Below are the records; give again exactly the lines from the one containing "Write the Apache ECharts code for this chart." through the one containing "35, 40, 45];", leaving out pictures.
::::::::::
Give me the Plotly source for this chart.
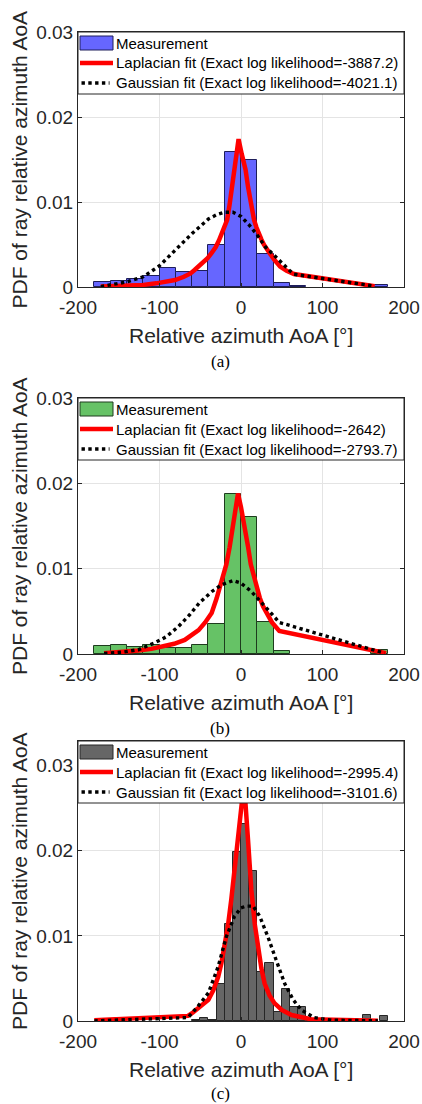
import plotly.graph_objects as go

W, H = 422, 1104

# ---------------- data ----------------
tick_x = [-200, -100, 0, 100, 200]
tick_x_text = ["-200", "-100", "0", "100", "200"]
tick_y = [0, 0.01, 0.02, 0.03]
tick_y_text = ["0", "0.01", "0.02", "0.03"]

# panel (a)
a_bin_centers = [-170, -150, -130, -110, -90, -70, -50, -30, -10, 10, 30, 50, 70, 170]
a_heights = [0.00055, 0.00067, 0.00094, 0.0013, 0.00227, 0.0018, 0.00184, 0.0050,
             0.01584, 0.0149, 0.00384, 0.0005, 0.0001, 0.00024]
a_lap_x = [-172, -150, -133, -120, -104, -90, -81, -70, -62, -57, -51, -46, -41, -36, -31, -27,
           -22, -17, -14, -11, -7, -3,
           1, 5.6, 8.6, 12, 16, 19, 22, 25, 28, 31, 35, 41, 48, 56, 65, 164]
a_lap_y = [0.00005, 0.0001, 0.00016, 0.00025, 0.00043, 0.00062, 0.00082, 0.0012, 0.0016,
           0.0020, 0.0025, 0.0029, 0.0034, 0.0040, 0.0047, 0.0055, 0.0066, 0.0079, 0.0097,
           0.0118, 0.0145, 0.0174,
           0.0156, 0.0138, 0.0118, 0.0098, 0.0079, 0.0070, 0.0062, 0.0056, 0.0050, 0.0045,
           0.0040, 0.0032, 0.0024, 0.0019, 0.00153, 0.0001]
a_gau_x = [-172, -155, -140, -120, -100, -80, -60, -40, -30, -20, -10, 0, 10, 20, 30, 40, 50, 60,
           65, 164]
a_gau_y = [0.00005, 0.0003, 0.0006, 0.0012, 0.0025, 0.0044, 0.0063, 0.0080, 0.0085, 0.0088,
           0.0088, 0.0083, 0.0073, 0.0061, 0.0047, 0.0038, 0.0028, 0.0019, 0.0015, 0.0001]

# panel (b)
b_bin_centers = [-170, -150, -130, -110, -90, -70, -50, -30, -10, 10, 30, 50, 170]
b_heights = [0.0009, 0.0011, 0.0008, 0.0010, 0.00075, 0.00075, 0.0011, 0.0035, 0.0187,
             0.0161, 0.0038, 0.0004, 0.0005]
b_lap_x = [-168, -145, -126, -110, -96, -82, -69, -60, -52, -44, -36, -30, -23, -18, -14, -11,
           -8, -3.7, 0, 3, 6, 8.6, 12, 16.8, 20, 23, 27, 31, 38, 47, 178]
b_lap_y = [0.00008, 0.0002, 0.0004, 0.0006, 0.00086, 0.0012, 0.00165, 0.0022, 0.0028, 0.0037,
           0.0048, 0.0065, 0.0087, 0.0105, 0.0125, 0.0142, 0.0160, 0.0188,
           0.0172, 0.0158, 0.0141, 0.0126, 0.0105, 0.0087, 0.0076, 0.0066, 0.0056, 0.0048,
           0.0037, 0.0027, 0.0001]
b_gau_x = [-168, -147, -126, -106, -92, -77, -63, -51, -36, -24, -10, 0, 13, 23, 33, 47, 176]
b_gau_y = [0.00005, 0.0002, 0.0005, 0.0013, 0.0020, 0.0032, 0.0046, 0.0060, 0.0073, 0.0081,
           0.0086, 0.0083, 0.0073, 0.0063, 0.0052, 0.0037, 0.0001]

# panel (c)
c_bin_centers = [-55, -45, -35, -25, -15, -5, 5, 15, 25, 35, 45, 55, 65, 75, 85, 155, 175]
c_heights = [0.0001, 0.0004, 0.0001, 0.0043, 0.0114, 0.0198, 0.0231, 0.0176, 0.0057, 0.0068,
             0.0010, 0.0038, 0.0016, 0.0016, 0.0002, 0.00067, 0.00055]
c_lap_x = [-180, -65, -59, -53, -46, -40, -34, -28, -24, -20, -16, -12, -8, -4, 3.7, 8.6, 12.7,
           17, 21, 25, 29, 35, 41, 50, 62, 86, 168]
c_lap_y = [0.0001, 0.0006, 0.0010, 0.0015, 0.0020, 0.0025, 0.0036, 0.0052, 0.0068, 0.0087,
           0.0112, 0.0142, 0.0176, 0.0213, 0.0280, 0.0213, 0.0154, 0.0113, 0.0084, 0.0062,
           0.0044, 0.0030, 0.0021, 0.0013, 0.0007, 0.0002, 0.00004]
c_gau_x = [-180, -65, -53, -40, -28, -18, -8, 0, 6.5, 15, 23, 33, 43, 53.6, 64, 74, 90, 111, 168]
c_gau_y = [0.00002, 0.0004, 0.0017, 0.0033, 0.0064, 0.0099, 0.0123, 0.0133, 0.0135, 0.0135,
           0.0123, 0.0099, 0.0072, 0.0044, 0.0025, 0.0013, 0.0004, 0.0001, 0.00002]

legend_labels = {
    "a": ["Measurement", "Laplacian fit (Exact log likelihood=-3887.2)",
          "Gaussian fit (Exact log likelihood=-4021.1)"],
    "b": ["Measurement", "Laplacian fit (Exact log likelihood=-2642)",
          "Gaussian fit (Exact log likelihood=-2793.7)"],
    "c": ["Measurement", "Laplacian fit (Exact log likelihood=-2995.4)",
          "Gaussian fit (Exact log likelihood=-3101.6)"],
}
captions = ["(a)", "(b)", "(c)"]
x_title = "Relative azimuth AoA [°]"
y_title = "PDF of ray relative azimuth AoA"

# ---------------- styling / layout ----------------
TXT = "#262626"
SANS = "Liberation Sans, Arial, Helvetica, sans-serif"
SERIF = "Liberation Serif, Times New Roman, serif"
RED = "#FF0000"

panels = [
    dict(key="a", centers=a_bin_centers, h=a_heights, w=20, lx=a_lap_x, ly=a_lap_y,
         gx=a_gau_x, gy=a_gau_y, fill="#6666FF", edge="#1E1E5A",
         top=32, bottom=287, yr=[0, 0.03], cap_y=361),
    dict(key="b", centers=b_bin_centers, h=b_heights, w=20, lx=b_lap_x, ly=b_lap_y,
         gx=b_gau_x, gy=b_gau_y, fill="#66C266", edge="#1E3C1E",
         top=398, bottom=654, yr=[0, 0.03], cap_y=728),
    dict(key="c", centers=c_bin_centers, h=c_heights, w=10, lx=c_lap_x, ly=c_lap_y,
         gx=c_gau_x, gy=c_gau_y, fill="#666666", edge="#262626",
         top=741, bottom=1021, yr=[0, 0.0329], cap_y=1093),
]

AX_L, AX_R = 78, 404


def px(x):
    return x / W


def py(y):
    return 1 - y / H


fig = go.Figure()
shapes = []
annotations = []
layout_axes = {}

for i, p in enumerate(panels):
    n = "" if i == 0 else str(i + 1)
    xa, ya = "x" + n, "y" + n
    fig.add_trace(go.Bar(x=p["centers"], y=p["h"], width=p["w"], xaxis=xa, yaxis=ya,
                         marker=dict(color=p["fill"], line=dict(color=p["edge"], width=1)),
                         name="Measurement", showlegend=False))
    fig.add_trace(go.Scatter(x=p["lx"], y=p["ly"], mode="lines", xaxis=xa, yaxis=ya,
                             line=dict(color=RED, width=4.5), name="Laplacian fit",
                             showlegend=False))
    fig.add_trace(go.Scatter(x=p["gx"], y=p["gy"], mode="lines", xaxis=xa, yaxis=ya,
                             line=dict(color="black", width=3.4, dash="3.4px,3.4px"),
                             name="Gaussian fit", showlegend=False))

    common = dict(showline=True, linecolor=TXT, linewidth=1, mirror="ticks",
                  ticks="inside", ticklen=4, tickcolor=TXT, tickwidth=1,
                  showgrid=True, gridcolor="#E4E4E4", gridwidth=1, zeroline=False,
                  automargin=False,
                  tickfont=dict(family=SANS, size=19, color=TXT))
    layout_axes["xaxis" + n] = dict(common, domain=[px(AX_L), px(AX_R)], range=[-200, 200],
                                    tickvals=tick_x, ticktext=tick_x_text, anchor=ya,
                                    ticklabelstandoff=3)
    layout_axes["yaxis" + n] = dict(common, domain=[py(p["bottom"]), py(p["top"])],
                                    range=p["yr"], tickvals=tick_y, ticktext=tick_y_text,
                                    anchor=xa)

    # axis titles
    annotations.append(dict(text=x_title, xref="paper", yref="paper",
                            x=px((AX_L + AX_R) / 2), y=py(p["bottom"] + 48),
                            xanchor="center", yanchor="middle", showarrow=False,
                            font=dict(family=SANS, size=21, color=TXT)))
    annotations.append(dict(text=y_title, xref="paper", yref="paper",
                            x=px(19), y=py((p["top"] + p["bottom"]) / 2), textangle=-90,
                            xanchor="center", yanchor="middle", showarrow=False,
                            font=dict(family=SANS, size=21, color=TXT)))
    annotations.append(dict(text=captions[i], xref="paper", yref="paper",
                            x=px(220), y=py(p["cap_y"]), xanchor="center", yanchor="middle",
                            showarrow=False, font=dict(family=SERIF, size=17, color="black")))

    # legend box (drawn as shapes + text)
    t = p["top"]
    shapes.append(dict(type="rect", xref="paper", yref="paper", layer="above",
                       x0=px(AX_L), x1=px(AX_R), y0=py(t), y1=py(t + 62),
                       fillcolor="white", line=dict(color=TXT, width=1)))
    shapes.append(dict(type="rect", xref="paper", yref="paper", layer="above",
                       x0=px(80), x1=px(113), y0=py(t + 4), y1=py(t + 18),
                       fillcolor=p["fill"], line=dict(color=p["edge"], width=1)))
    shapes.append(dict(type="line", xref="paper", yref="paper", layer="above",
                       x0=px(80), x1=px(113), y0=py(t + 31), y1=py(t + 31),
                       line=dict(color=RED, width=4.5)))
    shapes.append(dict(type="line", xref="paper", yref="paper", layer="above",
                       x0=px(81.5), x1=px(109.5), y0=py(t + 51), y1=py(t + 51),
                       line=dict(color="black", width=3.4, dash="3.4px,3.4px")))
    for k, lab in enumerate(legend_labels[p["key"]]):
        annotations.append(dict(text=lab, xref="paper", yref="paper",
                                x=px(114), y=py(t + 11 + 20 * k),
                                xanchor="left", yanchor="middle", showarrow=False,
                                font=dict(family=SANS, size=15, color="black")))

fig.update_layout(
    width=W, height=H, margin=dict(l=0, r=0, t=0, b=0),
    paper_bgcolor="white", plot_bgcolor="white", bargap=0,
    shapes=shapes, annotations=annotations, showlegend=False,
    **layout_axes,
)

fig.write_html("out.html")
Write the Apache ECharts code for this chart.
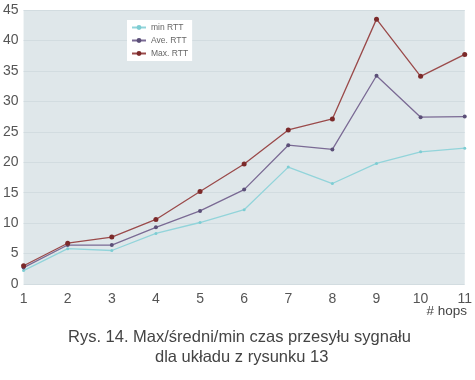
<!DOCTYPE html>
<html><head><meta charset="utf-8">
<script src="https://cdn.jsdelivr.net/npm/echarts@6/dist/echarts.min.js"></script>
<style>html,body{margin:0;padding:0;background:#fff}#c{width:475px;height:380px}</style>
</head><body><div id="c"></div>
<script>
const hops = ['1','2','3','4','5','6','7','8','9','10','11'];
const minRTT = [2.2, 5.8, 5.5, 8.3, 10.1, 12.2, 19.2, 16.5, 19.8, 21.7, 22.3];
const aveRTT = [2.7, 6.4, 6.4, 9.3, 12.0, 15.5, 22.8, 22.1, 34.2, 27.4, 27.5];
const maxRTT = [3.0, 6.7, 7.7, 10.6, 15.2, 19.7, 25.3, 27.1, 43.5, 34.1, 37.7];
const yTicks = [0, 5, 10, 15, 20, 25, 30, 35, 40, 45];

const font = '"Liberation Sans", Arial, sans-serif';
const chart = echarts.init(document.getElementById('c'));
function ser(name, data, color, lineColor, size) {
  return {name, type:'line', data, symbol:'circle', symbolSize:size,
    itemStyle:{color}, lineStyle:{color:lineColor, width:1.3}, animation:false};
}
chart.setOption({
  animation:false,
  backgroundColor:'#fff',
  grid:{left:23, right:7, top:10, bottom:96, show:true, backgroundColor:'#dfe7ea', borderWidth:0},
  legend:{orient:'vertical', left:127, top:20, width:60, itemWidth:14, itemHeight:6, itemGap:4,
    backgroundColor:'#fff', padding:[3,4,3,4],
    textStyle:{fontSize:8.5, color:'#666', fontFamily:font},
    data:['min RTT','Ave. RTT','Max. RTT']},
  xAxis:{type:'category', data:hops, boundaryGap:false,
    axisLine:{show:false}, axisTick:{show:false}, splitLine:{show:false},
    axisLabel:{fontSize:14, color:'#555', margin:8, fontFamily:font}},
  yAxis:{type:'value', min:yTicks[0], max:yTicks[yTicks.length-1], interval:5,
    axisLine:{show:false}, axisTick:{show:false},
    splitLine:{lineStyle:{color:'#d2dce0', width:1}},
    axisLabel:{fontSize:14, color:'#555', margin:5, fontFamily:font}},
  series:[
    ser('min RTT', minRTT, '#7dcdd3', '#92d4da', 3),
    ser('Ave. RTT', aveRTT, '#5b4f78', '#7a6a94', 4),
    ser('Max. RTT', maxRTT, '#7c2a2a', '#9a4a4a', 5)
  ],
  graphic:[
    {type:'text', right:8, top:304, style:{text:'# hops', fontSize:13.5, fill:'#444', fontFamily:font}},
    {type:'text', left:68, top:329, style:{text:'Rys. 14. Max/średni/min czas przesyłu sygnału', fontSize:16.5, fill:'#444', fontFamily:font}},
    {type:'text', left:155, top:349, style:{text:'dla układu z rysunku 13', fontSize:16.5, fill:'#444', fontFamily:font}}
  ]
});
</script></body></html>
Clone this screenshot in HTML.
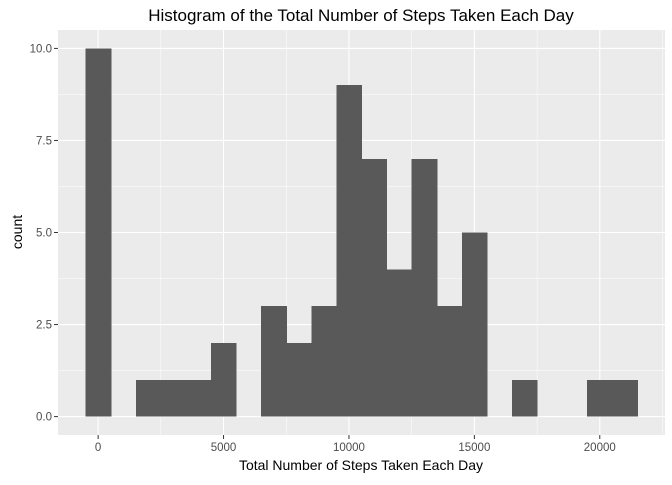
::::::::::
→ **FINAL ANSWER**:
Write the Apache ECharts code for this chart.
<!DOCTYPE html>
<html><head><meta charset="utf-8">
<script src="https://cdn.jsdelivr.net/npm/echarts@6/dist/echarts.min.js"></script>
<style>html,body{margin:0;padding:0;background:#fff}#c{width:475px;height:380px}</style>
</head><body><div id="c"></div>
<script>
const hops = ['1','2','3','4','5','6','7','8','9','10','11'];
const minRTT = [2.2, 5.8, 5.5, 8.3, 10.1, 12.2, 19.2, 16.5, 19.8, 21.7, 22.3];
const aveRTT = [2.7, 6.4, 6.4, 9.3, 12.0, 15.5, 22.8, 22.1, 34.2, 27.4, 27.5];
const maxRTT = [3.0, 6.7, 7.7, 10.6, 15.2, 19.7, 25.3, 27.1, 43.5, 34.1, 37.7];
const yTicks = [0, 5, 10, 15, 20, 25, 30, 35, 40, 45];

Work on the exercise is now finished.